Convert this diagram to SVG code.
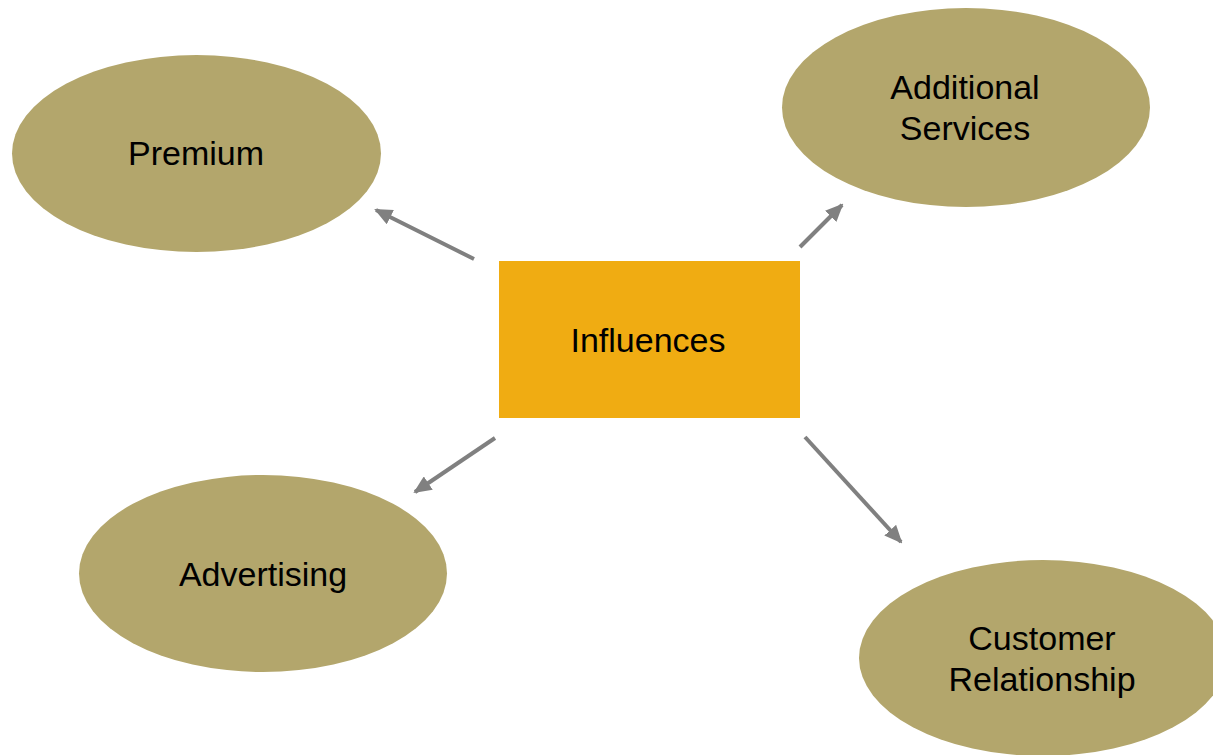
<svg xmlns="http://www.w3.org/2000/svg" width="1213" height="755" viewBox="0 0 1213 755">
<style>
.oval{fill:#B3A66C;}
.box{fill:#F0AC12;}
.lbl{font-family:"Liberation Sans",Arial,sans-serif;font-size:34px;fill:#000;text-anchor:middle;}
.conn{stroke:#808080;stroke-width:4;fill:none;marker-end:url(#ah);}
</style>
<defs>
<marker id="ah" markerUnits="userSpaceOnUse" markerWidth="18" markerHeight="16" refX="16" refY="8" orient="auto">
<path d="M0,0 L18,8 L0,16 Z" fill="#808080"/>
</marker>
</defs>
<rect width="1213" height="755" fill="#fff"/>
<g id="connectors">
<line class="conn" x1="474" y1="259" x2="376" y2="210"/>
<line class="conn" x1="800" y1="247" x2="842" y2="205"/>
<line class="conn" x1="495" y1="438" x2="415" y2="492"/>
<line class="conn" x1="805" y1="437" x2="901" y2="542"/>
</g>
<g id="premium">
<ellipse class="oval" cx="196.5" cy="153.5" rx="184.5" ry="98.5"/>
<text class="lbl" x="196" y="165">Premium</text>
</g>
<g id="additional-services">
<ellipse class="oval" cx="966" cy="107.5" rx="184" ry="99.5"/>
<text class="lbl" x="965" y="99">Additional</text>
<text class="lbl" x="965" y="140">Services</text>
</g>
<g id="influences">
<rect class="box" x="499" y="261" width="301" height="157"/>
<text class="lbl" x="648" y="352">Influences</text>
</g>
<g id="advertising">
<ellipse class="oval" cx="263" cy="573.5" rx="184" ry="98.5"/>
<text class="lbl" x="263" y="586">Advertising</text>
</g>
<g id="customer-relationship">
<ellipse class="oval" cx="1043" cy="658" rx="184" ry="98"/>
<text class="lbl" x="1042" y="650">Customer</text>
<text class="lbl" x="1042" y="691">Relationship</text>
</g>
</svg>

Task instructions: Take the data above and repeat it exactly, leaving each picture out.

Reply:
Convert this diagram to SVG code.
<svg xmlns="http://www.w3.org/2000/svg" width="1213" height="755" viewBox="0 0 1213 755">
<style>
.oval{fill:#B3A66C;}
.box{fill:#F0AC12;}
.lbl{font-family:"Liberation Sans",Arial,sans-serif;font-size:34px;fill:#000;text-anchor:middle;}
.conn{stroke:#808080;stroke-width:4;fill:none;marker-end:url(#ah);}
</style>
<defs>
<marker id="ah" markerUnits="userSpaceOnUse" markerWidth="18" markerHeight="16" refX="16" refY="8" orient="auto">
<path d="M0,0 L18,8 L0,16 Z" fill="#808080"/>
</marker>
</defs>
<rect width="1213" height="755" fill="#fff"/>
<g id="connectors">
<line class="conn" x1="474" y1="259" x2="376" y2="210"/>
<line class="conn" x1="800" y1="247" x2="842" y2="205"/>
<line class="conn" x1="495" y1="438" x2="415" y2="492"/>
<line class="conn" x1="805" y1="437" x2="901" y2="542"/>
</g>
<g id="premium">
<ellipse class="oval" cx="196.5" cy="153.5" rx="184.5" ry="98.5"/>
<text class="lbl" x="196" y="165">Premium</text>
</g>
<g id="additional-services">
<ellipse class="oval" cx="966" cy="107.5" rx="184" ry="99.5"/>
<text class="lbl" x="965" y="99">Additional</text>
<text class="lbl" x="965" y="140">Services</text>
</g>
<g id="influences">
<rect class="box" x="499" y="261" width="301" height="157"/>
<text class="lbl" x="648" y="352">Influences</text>
</g>
<g id="advertising">
<ellipse class="oval" cx="263" cy="573.5" rx="184" ry="98.5"/>
<text class="lbl" x="263" y="586">Advertising</text>
</g>
<g id="customer-relationship">
<ellipse class="oval" cx="1043" cy="658" rx="184" ry="98"/>
<text class="lbl" x="1042" y="650">Customer</text>
<text class="lbl" x="1042" y="691">Relationship</text>
</g>
</svg>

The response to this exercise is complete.